Not long after Spearman published his two-factor model, scholars began criticizing it (e.g., [22,23,24,25]). Criticisms tended to cluster along one of two lines: either group factors existed in addition to g and s or g was just an artifact of Spearman’s approach to collecting and analyzing data.2 Eventually, most scholars who did not deny the existence of g came to agree that Spearman’s model needed to be extended to account for group factors [5,26]. The manner in which the model should be extended, however, differed in what Carroll and Schweiker [27] called British and American approaches. The British approach is “top-down” [28]; thus, it prioritizes g and tends to treat group factors as residuals (i.e., aspects of the MVs that g cannot explain). The American approach is “bottom-up”; thus, it prioritizes group factors and either excludes g or relegates it to being the result of some datasets producing multiple correlated group factors.

2.2. Bi-Factor Model

Karl Holzinger developed the bi-factor model as an extension of the two-factor model that allows for the presence of group factors [29]. The bi in the bi-factor model refers to the two levels of common factors: general and group. Holzinger and colleagues developed the bi-factor model as part of the Unitary Trait Study at the University of Chicago [30].
Although Spearman’s name does not appear as an author on the seminal bi-factor model publications, his influence is still there. Holzinger did post-doctoral work with Spearman, from which they published on some technical aspects of the two-factor model [31,32,33]. They continued working together as part of the Unitary Trait Study, which culminated in Spearman coming to the University of Chicago as a visiting professor in order to work with Holzinger on developing the bi-factor model [35,36].
An example of a bi-factor model is in Figure 2. It has four essential parts: (a) g B ; (b) s B ; (c) e B ; and (d) group factors ( F B ), with the B subscript indicating that the factor comes from a bi-factor model. Like s B , F B are residual factors, because the bi-factor model requires estimating them from the covariance remaining among the MVs after accounting for g B . As with the two-factor model, the bi-factor model specifies that all of the factors have a direct influence on the MVs.

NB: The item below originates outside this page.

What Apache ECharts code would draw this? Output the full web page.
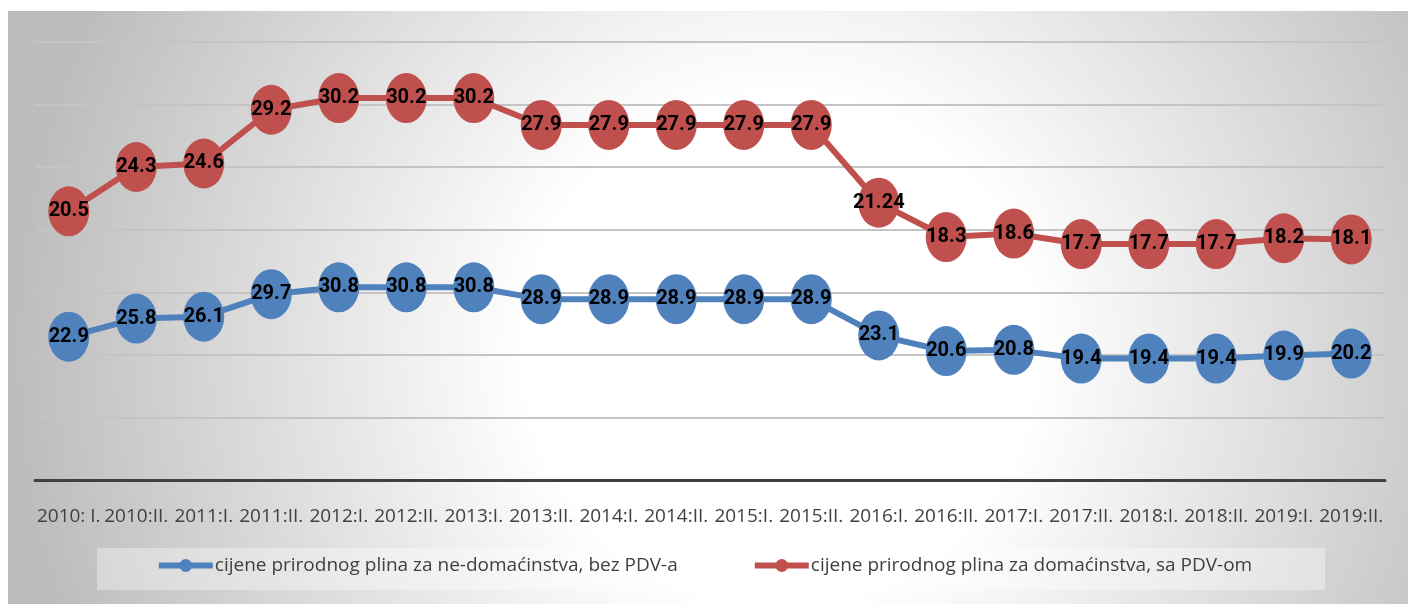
<!DOCTYPE html>
<html><head><meta charset="utf-8">
<script src="https://cdn.jsdelivr.net/npm/echarts@6/dist/echarts.min.js"></script>
<style>html,body{margin:0;padding:0;background:#fff}#c{width:1408px;height:604px}</style>
</head><body><div id="c"></div>
<script>
const categories = ['2010: I.','2010:II.','2011:I.','2011:II.','2012:I.','2012:II.','2013:I.','2013:II.','2014:I.','2014:II.','2015:I.','2015:II.','2016:I.','2016:II.','2017:I.','2017:II.','2018:I.','2018:II.','2019:I.','2019:II.'];
const nonHousehold = [22.9,25.8,26.1,29.7,30.8,30.8,30.8,28.9,28.9,28.9,28.9,28.9,23.1,20.6,20.8,19.4,19.4,19.4,19.9,20.2];
const household = [20.5,24.3,24.6,29.2,30.2,30.2,30.2,27.9,27.9,27.9,27.9,27.9,21.24,18.3,18.6,17.7,17.7,17.7,18.2,18.1];
const seriesNames = ['cijene prirodnog plina za ne-domaćinstva, bez PDV-a','cijene prirodnog plina za domaćinstva, sa PDV-om'];

const chart = echarts.init(document.getElementById('c'), null, {renderer:'canvas'});
const lbl = {show:true, position:'inside', color:'#000', fontWeight:'bold', fontSize:20, fontFamily:'Roboto, sans-serif'};
chart.setOption({
  animation:false,
  graphic:[
    {type:'rect', z:-10, silent:true, shape:{x:8,y:11,width:1400,height:593},
     style:{fill:{type:'radial', x:780, y:350, r:770, global:true,
       colorStops:[{offset:0,color:'#ffffff'},{offset:0.33,color:'#ffffff'},{offset:1,color:'#bcbcbc'}]}}},
    {type:'rect', z:-9, silent:true, shape:{x:97,y:548,width:1228,height:42},
     style:{fill:'rgba(255,255,255,0.35)'}}
  ],
  grid:{left:35, right:23, top:42, bottom:124},
  legend:{bottom:24, left:'center', itemGap:74, itemWidth:54, itemHeight:16,
    lineStyle:{width:6},
    textStyle:{color:'#404040', fontSize:19, fontFamily:"'Open Sans', sans-serif", padding:[0,0,0,-3]},
    data:seriesNames},
  xAxis:{type:'category', data:categories, boundaryGap:true,
    axisLine:{lineStyle:{color:'#404040', width:3}}, axisTick:{show:false},
    axisLabel:{color:'#404040', fontSize:19, fontFamily:"'Open Sans', sans-serif", margin:27, interval:0}},
  yAxis:[
    {type:'value', min:0, max:70, interval:10, axisLabel:{show:false}, axisLine:{show:false}, axisTick:{show:false},
     splitLine:{lineStyle:{color:'#c4c4c4', width:2}}},
    {type:'value', min:-2.5, max:35, show:false, splitLine:{show:false}}
  ],
  series:[
    {name:seriesNames[0], type:'line', yAxisIndex:0, data:nonHousehold, symbol:'circle', symbolSize:[41,50],
     itemStyle:{color:'#4f81bd'}, lineStyle:{color:'#4f81bd', width:6}, label:lbl},
    {name:seriesNames[1], type:'line', yAxisIndex:1, data:household, symbol:'circle', symbolSize:[41,50],
     itemStyle:{color:'#c0504d'}, lineStyle:{color:'#c0504d', width:6}, label:lbl}
  ]
});
</script></body></html>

Thus, changes in levels of g B , F B or s B directly result in changes in the expected value of the MVs. In addition, all of the factors are independent of each other.3 Thus, the influence of a change in the level of g B on the MVs is independent of any changes in levels of any other factor, and vice versa.
Originally, bi-factor models were estimated through a series of purposeful factor “extractions” that bear little resemblance to modern methods of factor analysis [29,37]. Currently, they are estimated through confirmatory factor models (sometimes called nested-factors models [28]) or analytic rotations in exploratory factor analysis [38]. Regardless of the method, however, the goal of prioritizing g over group factors has always been paramount. Thus, it is part of the British “top-down” approach to modeling intelligence.

2.3. Higher-Order Model

The higher-order model has its origins in L.L. Thurstone’s multiple factor models. Thurstone’s [39] approach to factor analysis was to focus on extracting and interpreting group factors. Interestingly, both Spearman and Thurstone thought that the factorial description of a measured variable should remain the same if the variable were moved to another battery of tests (i.e., invariance). Spearman [40] thought this was not possible at the group factor level, so he focused on g. Conversely, Thurstone did not think g was invariant, so he focused most of his work on group factors, what he called primary mental abilities [14,41].4
To find invariant group factors, Thurstone rotated any extracted factors until they met a set of criteria, what he called simple structure, that he believed optimized their generalizability across datasets [42]. Initially, the factor rotations that Thurstone used to achieve the simple structure were orthogonal [14,23], which precluded the factors from being correlated. Eventually, he came to realize that when the data come from cognitive ability measures, which tend to produce a set of correlations that are all positive and non-negligible in size, that the extracted factors should be able to correlate [43]. When he subsequently began using oblique rotations, he found that the factors were often strongly correlated with each other. Moreover, if enough group factors were present, then their correlations could be factor analyzed to find higher-order factors [45]. For cognitive ability data, the apex of this higher-order factor model often contained a single factor that he thought was equivalent to Spearman’s g [42].
Figure 2. Example of a bi-factor model. MV: measured variable; F: group factors; s: specific factors; e: error.
Figure 2. Example of a bi-factor model. MV: measured variable; F: group factors; s: specific factors; e: error.
Jintelligence 03 00121 g002
An example of a higher-order model is in Figure 3. There are five parts to the model: (a) g H ; (b) s H ; (c) e H ; (d) F H ; and (e) group residuals (R), with the H subscript indicating the factor comes from a higher-order model.5 The group residuals are present because of the way g H is formed. In the higher-order model, the shared variance among the MVs is only used to form F H ; it does not contribute to the formation of g H . Consequently, F H are formed first and have the highest priority. This is why higher-order models align with the American “bottom-up” approach of prioritizing group factors over g [46].
Figure 3. Example of a higher-order factor model. MV: measured variable; F: group factors; s: specific factors; e: error; R: group factor residuals.
Figure 3. Example of a higher-order factor model. MV: measured variable; F: group factors; s: specific factors; e: error; R: group factor residuals.
Jintelligence 03 00121 g003
In higher-order models, F H are expected to account for all of the MVs’ common variance. Any systematic variance in the MVs not explained by F H is captured by s H . If there are enough F H and they share enough variance, g H can be formed from F H .6 Thus, g H is only expected to account for the common variance among the F H . Any variance in F H not explained by g H is captured by R. Because R are residual terms, they are all uncorrelated with each other, as well as g H , s H and e H .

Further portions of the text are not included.